To be done: Exactly and only the lines from the one containing "Write the Plotly.js code for this chart." through the one containing "const credit = '@DINNER_Beginner';" belong in your copy. Pictures do not.

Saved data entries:

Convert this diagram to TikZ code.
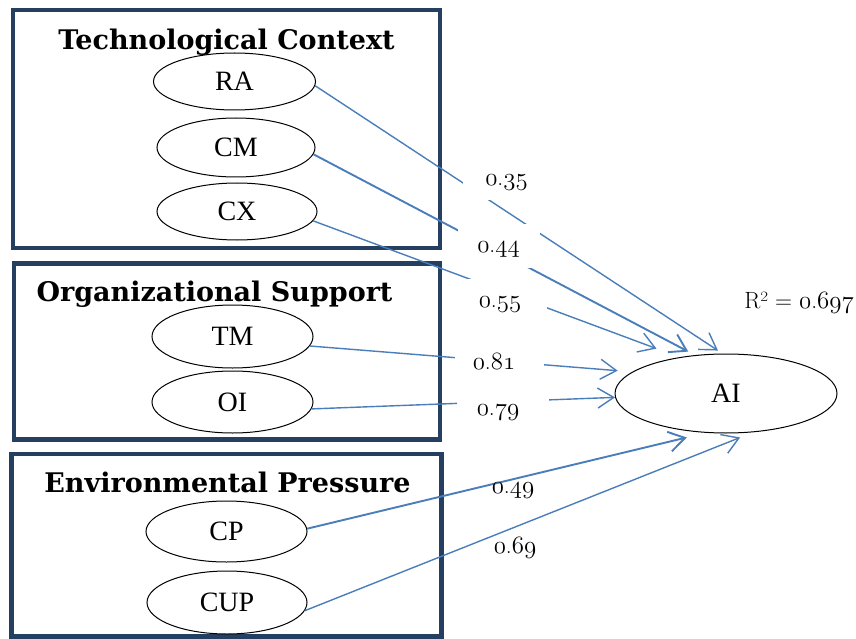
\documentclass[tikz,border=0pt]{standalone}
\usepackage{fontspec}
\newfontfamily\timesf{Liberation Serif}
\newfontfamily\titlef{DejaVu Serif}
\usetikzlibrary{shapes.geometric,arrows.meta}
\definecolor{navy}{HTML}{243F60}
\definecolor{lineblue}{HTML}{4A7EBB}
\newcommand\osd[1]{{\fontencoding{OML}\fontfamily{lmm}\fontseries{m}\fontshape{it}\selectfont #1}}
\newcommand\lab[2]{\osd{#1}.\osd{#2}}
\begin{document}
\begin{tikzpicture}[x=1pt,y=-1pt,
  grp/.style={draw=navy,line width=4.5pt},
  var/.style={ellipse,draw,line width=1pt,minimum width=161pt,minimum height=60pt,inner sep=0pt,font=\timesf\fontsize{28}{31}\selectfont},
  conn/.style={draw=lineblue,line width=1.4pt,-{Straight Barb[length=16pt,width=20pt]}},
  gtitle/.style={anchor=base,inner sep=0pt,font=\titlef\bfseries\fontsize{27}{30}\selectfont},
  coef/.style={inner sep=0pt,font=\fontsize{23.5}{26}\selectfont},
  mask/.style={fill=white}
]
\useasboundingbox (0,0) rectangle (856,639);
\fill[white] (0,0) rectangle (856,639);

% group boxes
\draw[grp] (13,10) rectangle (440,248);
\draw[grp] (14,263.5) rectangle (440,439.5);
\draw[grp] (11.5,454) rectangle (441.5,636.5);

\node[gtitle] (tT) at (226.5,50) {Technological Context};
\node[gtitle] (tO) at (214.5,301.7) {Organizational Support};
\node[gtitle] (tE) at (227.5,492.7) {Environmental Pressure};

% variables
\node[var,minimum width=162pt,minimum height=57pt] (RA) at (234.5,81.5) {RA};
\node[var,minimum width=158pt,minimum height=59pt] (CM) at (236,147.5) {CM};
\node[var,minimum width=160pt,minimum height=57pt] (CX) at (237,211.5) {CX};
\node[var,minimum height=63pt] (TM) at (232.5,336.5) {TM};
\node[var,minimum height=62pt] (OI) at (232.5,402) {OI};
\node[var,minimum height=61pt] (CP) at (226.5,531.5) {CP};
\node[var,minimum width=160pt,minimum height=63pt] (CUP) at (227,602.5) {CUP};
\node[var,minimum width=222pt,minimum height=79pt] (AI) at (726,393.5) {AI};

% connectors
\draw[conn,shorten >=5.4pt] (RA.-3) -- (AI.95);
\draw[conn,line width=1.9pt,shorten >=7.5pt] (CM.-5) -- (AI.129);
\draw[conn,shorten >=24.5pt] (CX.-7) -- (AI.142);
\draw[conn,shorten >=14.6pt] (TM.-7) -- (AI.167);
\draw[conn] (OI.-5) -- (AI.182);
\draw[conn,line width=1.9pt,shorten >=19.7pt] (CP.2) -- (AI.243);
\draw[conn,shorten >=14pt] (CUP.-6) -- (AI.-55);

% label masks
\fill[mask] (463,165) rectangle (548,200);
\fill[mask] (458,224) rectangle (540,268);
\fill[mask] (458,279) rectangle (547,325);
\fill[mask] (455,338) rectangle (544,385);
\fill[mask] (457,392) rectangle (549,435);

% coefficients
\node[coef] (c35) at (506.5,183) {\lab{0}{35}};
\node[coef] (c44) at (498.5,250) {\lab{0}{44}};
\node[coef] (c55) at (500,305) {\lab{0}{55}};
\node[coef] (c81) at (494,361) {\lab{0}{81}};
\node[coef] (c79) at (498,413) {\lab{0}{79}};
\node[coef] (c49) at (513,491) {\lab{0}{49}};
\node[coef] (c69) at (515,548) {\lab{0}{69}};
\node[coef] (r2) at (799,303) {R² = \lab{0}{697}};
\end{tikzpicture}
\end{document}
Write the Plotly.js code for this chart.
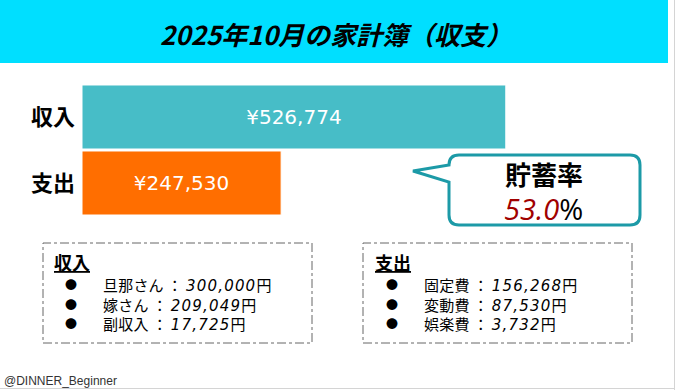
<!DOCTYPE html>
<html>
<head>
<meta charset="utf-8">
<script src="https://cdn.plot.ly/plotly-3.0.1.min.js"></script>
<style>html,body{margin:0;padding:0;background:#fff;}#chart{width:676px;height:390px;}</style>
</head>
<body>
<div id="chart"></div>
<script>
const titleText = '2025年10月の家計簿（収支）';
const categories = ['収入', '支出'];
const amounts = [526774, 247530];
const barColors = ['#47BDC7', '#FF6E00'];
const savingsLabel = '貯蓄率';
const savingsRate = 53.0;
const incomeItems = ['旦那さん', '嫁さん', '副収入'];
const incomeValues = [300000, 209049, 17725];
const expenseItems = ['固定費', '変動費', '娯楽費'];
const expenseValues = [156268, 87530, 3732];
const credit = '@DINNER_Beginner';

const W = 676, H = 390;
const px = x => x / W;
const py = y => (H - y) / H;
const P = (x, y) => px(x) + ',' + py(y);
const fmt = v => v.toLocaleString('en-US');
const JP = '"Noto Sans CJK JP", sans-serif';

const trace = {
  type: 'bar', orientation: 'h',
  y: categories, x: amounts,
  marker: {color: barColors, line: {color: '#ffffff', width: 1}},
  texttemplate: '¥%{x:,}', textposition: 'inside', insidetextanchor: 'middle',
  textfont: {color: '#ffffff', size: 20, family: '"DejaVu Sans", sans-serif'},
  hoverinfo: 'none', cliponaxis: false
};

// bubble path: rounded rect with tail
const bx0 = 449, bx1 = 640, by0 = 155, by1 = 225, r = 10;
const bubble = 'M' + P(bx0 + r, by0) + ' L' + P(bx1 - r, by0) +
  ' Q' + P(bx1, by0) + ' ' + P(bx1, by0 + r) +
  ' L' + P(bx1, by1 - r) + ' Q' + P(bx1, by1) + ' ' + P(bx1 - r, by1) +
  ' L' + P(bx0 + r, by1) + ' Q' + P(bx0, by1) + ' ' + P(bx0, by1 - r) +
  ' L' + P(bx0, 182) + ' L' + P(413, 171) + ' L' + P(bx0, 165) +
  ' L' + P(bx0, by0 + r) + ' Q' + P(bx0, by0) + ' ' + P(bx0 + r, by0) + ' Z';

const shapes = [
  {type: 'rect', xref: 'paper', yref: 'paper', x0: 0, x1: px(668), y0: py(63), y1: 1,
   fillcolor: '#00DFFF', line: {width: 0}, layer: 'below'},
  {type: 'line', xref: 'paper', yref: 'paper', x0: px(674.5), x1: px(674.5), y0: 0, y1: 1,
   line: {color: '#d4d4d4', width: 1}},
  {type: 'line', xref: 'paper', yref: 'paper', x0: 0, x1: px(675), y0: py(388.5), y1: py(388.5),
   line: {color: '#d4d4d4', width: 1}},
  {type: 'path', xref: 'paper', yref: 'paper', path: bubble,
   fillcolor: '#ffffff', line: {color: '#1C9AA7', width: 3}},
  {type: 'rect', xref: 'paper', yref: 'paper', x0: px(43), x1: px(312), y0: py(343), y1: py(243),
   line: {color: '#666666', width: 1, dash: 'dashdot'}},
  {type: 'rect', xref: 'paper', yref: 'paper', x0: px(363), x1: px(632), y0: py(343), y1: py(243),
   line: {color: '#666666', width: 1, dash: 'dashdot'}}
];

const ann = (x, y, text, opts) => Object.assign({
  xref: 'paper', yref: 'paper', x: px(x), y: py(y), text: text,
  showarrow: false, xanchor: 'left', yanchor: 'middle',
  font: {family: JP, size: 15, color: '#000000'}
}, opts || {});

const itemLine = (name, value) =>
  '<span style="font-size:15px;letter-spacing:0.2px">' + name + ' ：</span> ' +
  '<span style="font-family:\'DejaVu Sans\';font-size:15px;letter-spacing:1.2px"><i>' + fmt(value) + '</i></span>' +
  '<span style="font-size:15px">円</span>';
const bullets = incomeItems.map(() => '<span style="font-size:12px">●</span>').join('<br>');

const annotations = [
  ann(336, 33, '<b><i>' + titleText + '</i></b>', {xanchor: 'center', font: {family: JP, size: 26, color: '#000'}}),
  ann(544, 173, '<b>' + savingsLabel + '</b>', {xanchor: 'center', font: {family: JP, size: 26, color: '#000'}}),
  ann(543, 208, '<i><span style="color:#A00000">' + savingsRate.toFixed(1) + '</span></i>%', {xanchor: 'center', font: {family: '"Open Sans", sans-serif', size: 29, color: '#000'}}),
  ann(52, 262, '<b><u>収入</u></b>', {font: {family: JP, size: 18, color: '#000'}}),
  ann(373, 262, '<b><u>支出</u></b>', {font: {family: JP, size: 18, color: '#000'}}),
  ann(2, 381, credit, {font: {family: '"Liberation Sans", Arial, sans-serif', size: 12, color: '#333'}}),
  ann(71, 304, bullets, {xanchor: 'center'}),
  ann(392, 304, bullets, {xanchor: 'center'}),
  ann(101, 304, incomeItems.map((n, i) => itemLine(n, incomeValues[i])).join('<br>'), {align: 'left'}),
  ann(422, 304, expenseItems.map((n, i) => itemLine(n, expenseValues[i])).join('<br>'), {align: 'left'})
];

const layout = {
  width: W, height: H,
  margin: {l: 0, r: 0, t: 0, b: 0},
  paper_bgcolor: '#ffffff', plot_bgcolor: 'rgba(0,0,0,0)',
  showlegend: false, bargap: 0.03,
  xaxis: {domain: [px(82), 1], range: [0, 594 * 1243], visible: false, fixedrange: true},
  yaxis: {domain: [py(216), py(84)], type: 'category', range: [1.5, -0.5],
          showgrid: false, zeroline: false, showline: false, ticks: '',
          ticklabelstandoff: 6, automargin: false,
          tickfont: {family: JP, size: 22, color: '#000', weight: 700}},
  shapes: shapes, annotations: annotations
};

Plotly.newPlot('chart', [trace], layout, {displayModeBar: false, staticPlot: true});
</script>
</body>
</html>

Reply:
Write the Plotly.js code for this chart.
<!DOCTYPE html>
<html>
<head>
<meta charset="utf-8">
<script src="https://cdn.plot.ly/plotly-3.0.1.min.js"></script>
<style>html,body{margin:0;padding:0;background:#fff;}#chart{width:676px;height:390px;}</style>
</head>
<body>
<div id="chart"></div>
<script>
const titleText = '2025年10月の家計簿（収支）';
const categories = ['収入', '支出'];
const amounts = [526774, 247530];
const barColors = ['#47BDC7', '#FF6E00'];
const savingsLabel = '貯蓄率';
const savingsRate = 53.0;
const incomeItems = ['旦那さん', '嫁さん', '副収入'];
const incomeValues = [300000, 209049, 17725];
const expenseItems = ['固定費', '変動費', '娯楽費'];
const expenseValues = [156268, 87530, 3732];
const credit = '@DINNER_Beginner';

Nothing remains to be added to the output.